When Hillary Clinton first embraced John McCain’s idea for a temporary gas-tax holiday, I assumed she’d probably stumbled upon it by accident. Maybe, I thought, she was feeling a little desperate, and decided a little conservative pseudo-populism might be worth a point or two in Indiana. It never occurred to me Clinton would use the awful proposal as the basis for a week-long campaign, days before the Indiana and North Carolina primaries.
And it really never occurred to me she’d use the bogus issue to triangulate against congressional Democrats.
After several days of back and forth between Hillary Clinton and Barack Obama over whether a summer-long elimination of the gas tax would help or hurt, Clinton took a hard line, asking her colleagues in Congress to take sides.
“I believe it would be important to get every member of Congress on record,” Clinton told supporters at a rally in southern Indiana. “Do they stand with the hard-pressed Americans who are trying to pay their gas bills at the gas station or do they once again stand with the oil companies?

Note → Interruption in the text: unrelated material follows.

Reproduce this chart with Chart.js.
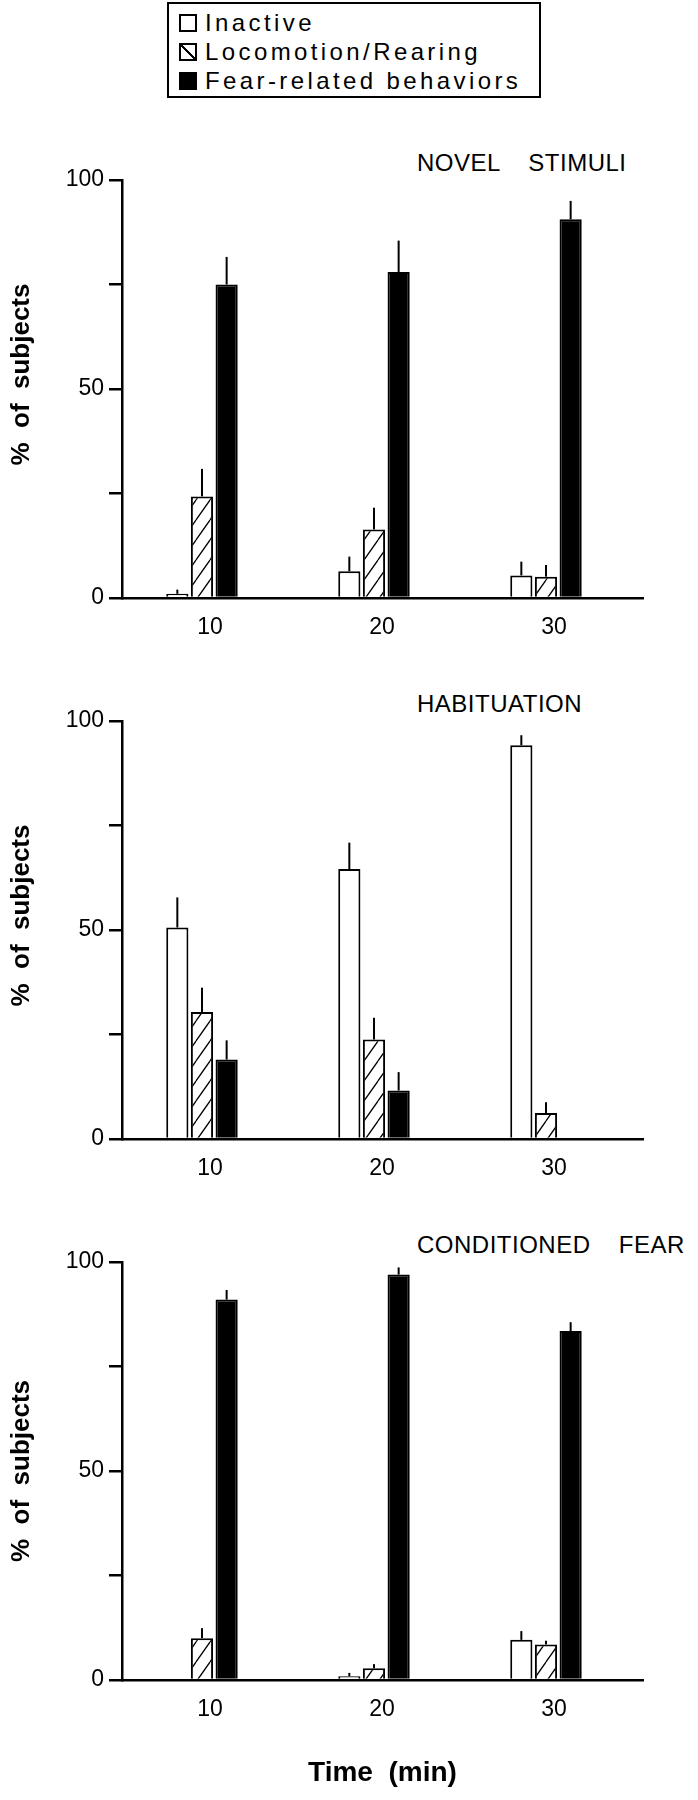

“I want to know where people stand and I want them to tell us, are they with us or against us when it comes to taking on the oil companies?” she added.
Wait, with us or against us? Isn’t that Bush’s line?
Making matters slightly worse, the Clinton campaign acknowledged yesterday that every policy expert of every ideological stripe has described the McCain-Clinton idea as nonsense, but they don’t care.
“There are times that a president will take a position that a broad support of quote-unquote experts agree with,” spokesperson Howard Wolfson said. “And there are times they will take a position that quote-unquote experts do not agree with.”
Now policy experts aren’t to be taken seriously? What on earth has gotten into the Clinton campaign this week?
In the with-us-or-against-us formulation, it’s particularly odd that Clinton insists opponents of her gas-tax idea “stand with the oil companies.” By all indications, she has it backwards.
Economists … say the oil companies may end up the biggest beneficiaries, while the aid to families wouldn’t be enough to buy a $35 backpack.
The trouble with the plan, they say, is that oil prices are rising because of low supplies, and companies will continue to charge the average $3.60 a gallon and just pocket the money that would have gone to federal taxes.
“That’s $10 billion, and it’s going into the pockets of oil refiners,” said Leonard Burman of the Tax Policy Center in Washington. “The last time I checked, they didn’t need it.”
Supplies are “being cleared at the current price,” said Donald Parsons, an economics professor at George Washington University in Washington. “If you take away the tax, you’ll have the same number of consumers willing to buy the gas at the same total price.”
Eugene Robinson tried to cut through the nonsense, as well.
Cutting the price at the pump, even by 18 cents, would help. But economists agree that suspending the gas tax wouldn’t have a prayer of achieving that goal.
What would happen? Well, we’re heading into the summer months, when consumption of gasoline always peaks — and when refineries are making just about as much gasoline as they can. If the tax were to be suspended, gas would cost less and people would want to buy more of it. Demand would rise, supply wouldn’t — and thus the price would ultimately go up. There’s no way on God’s earth that consumers would end up saving anywhere near 18 cents a gallon.
On a related note, Brad Plumer raises an interesting point: if Clinton really believes what she’s saying here, it raises doubts about her willingness to make the necessary calls to combat global warming.
As for the political implications, Jonathan Chait, after conceding that “betting on the intelligence of the American public is a bad move,” argues that Obama’s principled, reality-based position is a political winner. I’m not so sure. What we’re likely to see is a split — high-information, well-informed voters who see the Clinton-McCain proposal as crass pandering, and low-information voters who never hear about the evidence and falsely believe a gas-tax holiday might put a few extra bucks in their pocket.
Clinton seems to hope there are just enough people in the latter group who’ll buy into the nonsense and give her a political boost.
It’s cynical politics at its most disappointing. Worse, since low-information voters vastly outnumber high-information voters, this demagoguery might even work.